Opinion
September 10, 1984
Appeal from the Supreme Court, Kings County (Sullivan, J.).
Judgment modified, on the law, by vacating the judgment granted in favor of defendants Atlas Transit Mix Corp., Donald F. Ryan and Margaret M. Ryan, reinstating and severing the action against said defendants, their cross claims against each other, and the Ryans' counterclaim, and new trial granted with respect to those defendants on the complaint, their cross claims against each other, and the Ryans' counterclaim. As so modified, judgment affirmed, with one bill of costs to plaintiffs and defendant Marquette Concrete Manufacturing Co., appearing separately and filing separate briefs.
Viewing the evidence in the light most favorable to plaintiffs, it cannot be said that no rational process existed by which the trier of facts could find in favor of plaintiffs as against defendants Atlas Transit Mix Corp. (Atlas), Donald F. Ryan and Margaret M. Ryan (see Lipsius v White, 91 A.D.2d 271, 276-277). Plaintiffs presented sufficient evidence to establish a duty on Atlas' part to warn against potentially dangerous propensities of the concrete delivered (see Young v Elmira Tr. Mix, 52 A.D.2d 202). The concrete delivered could be viewed as defective absent sufficient warnings. Plaintiffs thereby at least made out a case on a strict products liability theory ( Voss v Black Decker Mfg. Co., 59 N.Y.2d 102, 106-107). Whether Atlas, under the circumstances, met its duty to warn was disputed. Therefore, a question of fact existed to be resolved by the jury ( Lancaster Silo Block Co. v Northern Propane Gas Co., 75 A.D.2d 55, 64-65) and the dismissal with respect to Atlas was erroneous.

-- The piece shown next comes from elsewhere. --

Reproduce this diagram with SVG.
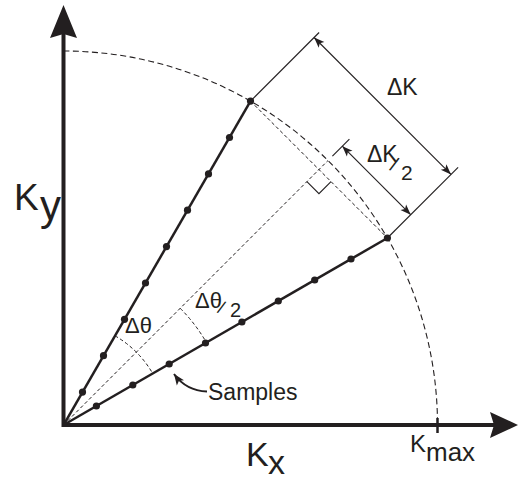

Similarly, plaintiffs adduced sufficient evidence at trial on common-law negligence and statutory theories (see Labor Law, § 200, subd. 1; § 241, subd. 6) of liability to withstand the motion to dismiss by the owners, Mr. and Mrs. Ryan. Further, Mr. Ryan, who hired plaintiffs to perform the concrete work, clearly had a duty to plaintiffs to exercise reasonable care to render the place of work safe (Labor Law, § 200; Copertino v Ward, 100 A.D.2d 565). Mr. Ryan may have been responsible for the manner of dumping concrete into the work area by which concrete was purportedly splattered onto plaintiffs John Maher and Salvatore Lenza. Mr. Ryan also allegedly supplied some or all of the tools used during the job. Finally, he was concededly aware at some point that plaintiffs Maher and Lenza should have been wearing rubber boots. Under the circumstances, plaintiffs proffered sufficient evidence to support the Ryans' liability under common-law and statutory theories.
Parenthetically, we observe that the 1980 amendment to section 241 Lab. of the Labor Law exempting owners of one- and two-family dwellings who contract for but do not direct or control the work is inapplicable, inasmuch as the incident occurred prior to the effective date of the amendment ( Copertino v Ward, supra, p 567). We further note that the term "building", as used in section 241 Lab. of the Labor Law is not to be construed in its narrowest sense ( Copertino v Ward, supra; Celestine v City of New York, 86 A.D.2d 592, aff'd 59 N.Y.2d 938; see, also, Page v State of New York, 73 A.D.2d 479, aff'd 56 N.Y.2d 604; Tilkins v City of Niagara Falls, 52 A.D.2d 306) and the repaving work being done in the instant case would fall within the ambit of the statute.
Finally, no error was committed in dismissing the complaint against defendant Marquette Concrete Manufacturing Co. (Marquette). Indeed, plaintiffs expressly indicated they did not oppose Marquette's motion to dismiss the complaint insofar as it was asserted against it. Thus, the action and any cross claims against Marquette are not reinstated. Mangano, J.P., Thompson, O'Connor and Boyers, JJ., concur.